* _REQUIRED WORK_
In the listing below, count the lines containing the string "this" and state only the number.
......
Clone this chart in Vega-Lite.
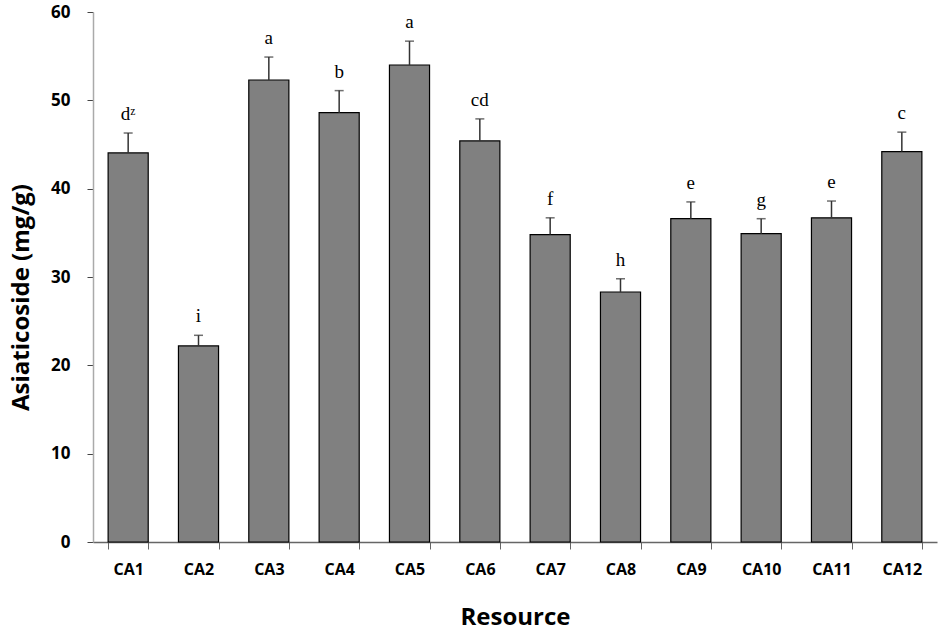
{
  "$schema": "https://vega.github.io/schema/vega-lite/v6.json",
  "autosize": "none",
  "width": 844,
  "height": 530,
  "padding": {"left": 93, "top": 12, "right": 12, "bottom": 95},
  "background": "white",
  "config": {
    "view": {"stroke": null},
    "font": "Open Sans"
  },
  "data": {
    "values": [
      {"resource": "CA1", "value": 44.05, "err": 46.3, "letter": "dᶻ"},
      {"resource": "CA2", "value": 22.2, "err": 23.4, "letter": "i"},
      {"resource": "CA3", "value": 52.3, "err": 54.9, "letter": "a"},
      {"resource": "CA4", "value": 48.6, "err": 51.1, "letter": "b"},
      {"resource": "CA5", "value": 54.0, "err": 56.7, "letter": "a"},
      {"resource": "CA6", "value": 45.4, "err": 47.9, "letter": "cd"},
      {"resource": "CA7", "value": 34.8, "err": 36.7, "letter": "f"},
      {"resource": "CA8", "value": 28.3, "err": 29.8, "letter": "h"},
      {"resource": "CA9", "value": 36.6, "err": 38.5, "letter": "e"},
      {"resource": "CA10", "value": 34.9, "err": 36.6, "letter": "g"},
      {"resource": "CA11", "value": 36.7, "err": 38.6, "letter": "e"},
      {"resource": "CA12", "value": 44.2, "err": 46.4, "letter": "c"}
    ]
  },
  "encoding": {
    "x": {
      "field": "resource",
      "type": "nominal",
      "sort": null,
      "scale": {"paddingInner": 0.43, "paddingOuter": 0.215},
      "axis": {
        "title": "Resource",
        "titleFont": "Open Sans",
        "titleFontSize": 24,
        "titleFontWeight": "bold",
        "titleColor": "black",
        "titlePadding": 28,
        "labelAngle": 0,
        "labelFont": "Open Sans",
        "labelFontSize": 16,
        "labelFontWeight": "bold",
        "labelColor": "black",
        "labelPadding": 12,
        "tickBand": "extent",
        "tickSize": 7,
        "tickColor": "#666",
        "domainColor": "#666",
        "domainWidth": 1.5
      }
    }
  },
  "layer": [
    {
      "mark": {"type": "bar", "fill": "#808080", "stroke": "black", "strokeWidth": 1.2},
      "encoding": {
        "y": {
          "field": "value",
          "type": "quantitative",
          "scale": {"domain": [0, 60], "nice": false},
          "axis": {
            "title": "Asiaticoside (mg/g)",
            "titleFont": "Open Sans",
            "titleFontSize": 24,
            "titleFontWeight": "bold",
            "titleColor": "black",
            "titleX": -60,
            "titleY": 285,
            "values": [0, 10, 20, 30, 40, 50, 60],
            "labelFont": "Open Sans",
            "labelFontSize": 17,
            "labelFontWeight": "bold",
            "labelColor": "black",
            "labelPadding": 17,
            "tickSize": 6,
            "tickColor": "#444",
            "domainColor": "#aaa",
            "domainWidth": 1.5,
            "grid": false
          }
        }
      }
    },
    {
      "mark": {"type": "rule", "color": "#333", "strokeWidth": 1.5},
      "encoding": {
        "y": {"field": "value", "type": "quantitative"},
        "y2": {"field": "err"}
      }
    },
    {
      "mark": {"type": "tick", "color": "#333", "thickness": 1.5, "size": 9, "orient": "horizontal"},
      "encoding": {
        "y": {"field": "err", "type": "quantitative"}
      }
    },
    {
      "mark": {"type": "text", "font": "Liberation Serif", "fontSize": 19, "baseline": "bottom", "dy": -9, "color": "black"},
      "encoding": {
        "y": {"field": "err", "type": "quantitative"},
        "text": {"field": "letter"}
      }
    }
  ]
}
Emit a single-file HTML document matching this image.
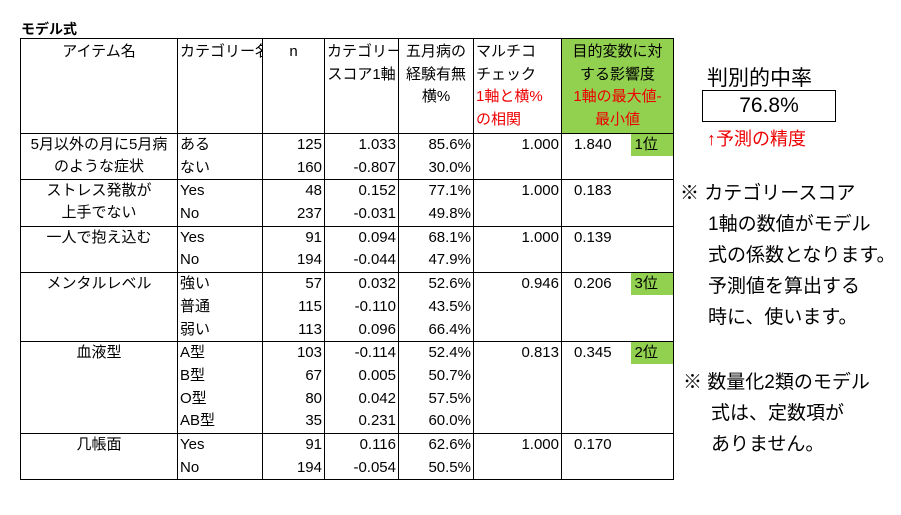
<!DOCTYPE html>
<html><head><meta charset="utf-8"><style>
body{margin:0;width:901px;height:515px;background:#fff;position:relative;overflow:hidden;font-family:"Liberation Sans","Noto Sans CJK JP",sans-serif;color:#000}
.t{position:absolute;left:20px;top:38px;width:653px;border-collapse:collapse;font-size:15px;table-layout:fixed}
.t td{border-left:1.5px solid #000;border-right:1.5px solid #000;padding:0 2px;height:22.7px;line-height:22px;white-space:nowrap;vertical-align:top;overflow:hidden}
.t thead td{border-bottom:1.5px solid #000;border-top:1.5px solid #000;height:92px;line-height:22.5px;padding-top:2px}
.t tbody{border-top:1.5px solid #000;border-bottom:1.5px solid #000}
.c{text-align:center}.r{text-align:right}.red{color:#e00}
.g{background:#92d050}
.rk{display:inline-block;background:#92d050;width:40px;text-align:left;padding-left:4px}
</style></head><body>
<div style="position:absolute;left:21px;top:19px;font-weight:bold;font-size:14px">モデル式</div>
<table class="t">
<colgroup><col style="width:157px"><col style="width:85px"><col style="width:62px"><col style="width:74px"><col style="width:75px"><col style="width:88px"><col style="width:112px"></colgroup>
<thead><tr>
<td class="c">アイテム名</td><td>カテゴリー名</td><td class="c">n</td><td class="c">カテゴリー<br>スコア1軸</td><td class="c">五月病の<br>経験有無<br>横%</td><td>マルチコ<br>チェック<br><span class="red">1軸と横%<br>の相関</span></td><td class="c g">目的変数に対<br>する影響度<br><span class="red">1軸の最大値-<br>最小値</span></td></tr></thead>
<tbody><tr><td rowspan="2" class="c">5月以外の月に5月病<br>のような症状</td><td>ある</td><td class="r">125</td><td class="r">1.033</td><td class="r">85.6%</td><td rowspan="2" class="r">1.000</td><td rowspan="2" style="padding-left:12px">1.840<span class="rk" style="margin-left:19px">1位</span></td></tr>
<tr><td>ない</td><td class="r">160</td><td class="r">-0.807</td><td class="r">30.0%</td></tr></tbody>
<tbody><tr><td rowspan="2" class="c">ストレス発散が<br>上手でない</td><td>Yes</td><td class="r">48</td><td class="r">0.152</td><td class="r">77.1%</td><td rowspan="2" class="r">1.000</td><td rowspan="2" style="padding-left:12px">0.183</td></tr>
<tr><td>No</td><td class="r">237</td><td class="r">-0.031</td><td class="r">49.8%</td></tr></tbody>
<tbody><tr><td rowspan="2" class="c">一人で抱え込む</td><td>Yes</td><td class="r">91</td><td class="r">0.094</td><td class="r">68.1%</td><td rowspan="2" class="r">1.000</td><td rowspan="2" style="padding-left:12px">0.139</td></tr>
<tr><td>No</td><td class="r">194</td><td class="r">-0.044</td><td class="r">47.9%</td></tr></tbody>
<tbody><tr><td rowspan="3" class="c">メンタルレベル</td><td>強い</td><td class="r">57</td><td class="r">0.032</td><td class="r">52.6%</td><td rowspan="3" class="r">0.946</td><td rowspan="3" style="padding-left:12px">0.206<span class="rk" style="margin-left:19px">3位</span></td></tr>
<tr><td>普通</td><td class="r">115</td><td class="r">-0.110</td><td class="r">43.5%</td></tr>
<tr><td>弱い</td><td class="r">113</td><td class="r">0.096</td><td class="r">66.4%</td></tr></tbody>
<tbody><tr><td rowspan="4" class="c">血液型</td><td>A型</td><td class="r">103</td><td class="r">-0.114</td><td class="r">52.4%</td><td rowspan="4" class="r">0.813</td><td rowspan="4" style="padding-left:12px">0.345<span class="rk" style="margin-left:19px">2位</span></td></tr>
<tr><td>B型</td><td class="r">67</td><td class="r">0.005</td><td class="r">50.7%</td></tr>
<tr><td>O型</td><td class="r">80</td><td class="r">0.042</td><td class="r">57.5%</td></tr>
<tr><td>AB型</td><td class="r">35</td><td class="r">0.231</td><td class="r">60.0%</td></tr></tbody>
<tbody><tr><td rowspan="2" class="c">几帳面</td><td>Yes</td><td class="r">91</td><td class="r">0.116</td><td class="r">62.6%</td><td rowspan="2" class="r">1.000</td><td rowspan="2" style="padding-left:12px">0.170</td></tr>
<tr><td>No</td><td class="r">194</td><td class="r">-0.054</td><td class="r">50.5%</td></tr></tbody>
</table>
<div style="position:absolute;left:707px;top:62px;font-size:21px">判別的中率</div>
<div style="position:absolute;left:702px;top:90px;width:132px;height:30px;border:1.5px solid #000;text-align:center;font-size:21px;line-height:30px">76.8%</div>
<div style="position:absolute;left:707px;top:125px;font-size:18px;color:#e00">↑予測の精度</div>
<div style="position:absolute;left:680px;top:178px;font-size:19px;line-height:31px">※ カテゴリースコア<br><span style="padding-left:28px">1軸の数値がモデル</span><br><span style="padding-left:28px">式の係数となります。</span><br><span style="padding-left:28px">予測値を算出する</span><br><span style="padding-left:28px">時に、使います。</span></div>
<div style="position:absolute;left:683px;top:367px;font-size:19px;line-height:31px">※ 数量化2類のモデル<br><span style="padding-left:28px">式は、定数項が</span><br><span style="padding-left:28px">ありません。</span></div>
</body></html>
......
* _WRITTEN ANSWER_
2